What was lacking from the start was a sense of challenge and growth. I crave stimulation and change. He, well, doesn't. So I did most of my "growing" on my own: long solo trips, plans for school and new moves alone. Which mostly never transpired. I became more like him than he like me. Together we became very stuck. (We're both struggling writers.)
Things had been going downhill from a sort of low place, but no one was admitting it. At a very fragile moment, another man came into the picture. A nice, loving person, but like me in some crucial ways: impulsive, searching, adventurous. I moved out. The scenario was pretty "Eyes Wide Shut" and "Scenes From a Marriage." I took a long trip to the other side of the world. I returned and tried to have a pure friendship with my boyfriend while secretly seeing the other man, finally consummating our attraction. The other man quickly saw that I wasn't ready to move on and broke up with me. My boyfriend wanted to make our break more real and stop seeing me altogether. So what did I do? I went to our apartment to pick up some things, found my boyfriend there and, after a long and depressing talk, rolled on top of him, which determined that, in the near future, we would be together.
So, we are back together after a very half-assed break. Our problems haven't been solved, but we are more aware of them. There is a painful weight in the air that only I understand. I can't bear to tell him I was with someone else, but I wish I could. I wish that all the real shit and muck and horror could come out, that we could truly work through them and come out brighter and stronger, but it's fucking unbearable. And because we are unable to talk about this, I know we have no future.
I mean, why couldn't my boyfriend say, OK, Dear, go, run like the wind, explore the world, see other men, and I won't hate you, you can call me, I'll still be there. I can't be a free spirit and be with him at the same time, and I can't let go of him.
I Cannot for the Fucking Life of Me Make a Real Decision
Dear Indecisive,
Let's be clear about what a decision is. A decision is a done deal. It's not a bid, or a bluff, or an experiment; it's a commitment to a course of action. When a runner fakes to the left, that's not a decision, that's a gesture intended to induce a decision by the opposition. The runner uses the fake to clear the field for himself; it's a way of gaining power and flummoxing the opposition.

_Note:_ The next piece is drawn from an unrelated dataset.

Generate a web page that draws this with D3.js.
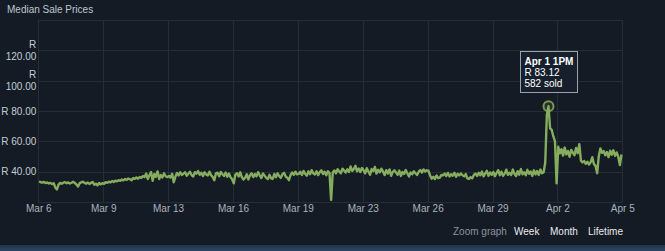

What you've been doing is throwing fakes.
The person who refuses to commit gains a temporary advantage; he can sit back and wait and see what the opposition does. But eventually, if you don't commit to a course of action, you get crushed with singularly professional violence.
The only difference between taking a flight to Rome and breaking up with your boyfriend is that on the flight to Rome you can't turn the plane around just because you start to feel scared about Portugal or rejected by London. When you make an adult decision, you stay on course, just as though there were a strong-jawed, mustachioed pilot up there saying, "Sorry, Ma'am, you bought your ticket to Rome, start speaking Italian."
Your behavior so far has not been good. It sounds to me as if you have equivocated and practiced self-deception in order to avoid making decisions and following through on them. You are living in a world of suspended wish-fulfillment and unrealistic expectations; your boyfriend is not likely to say, "Fly, free spirit! I'll always be here for you!" So what you have to do is stop pretending that things just happen to you. You are doing all this. Own up to it. If you don't want to be married, don't live as though you were married. If you feel trapped in your relationship, end it.
Buy a ticket to a breakup and get onboard.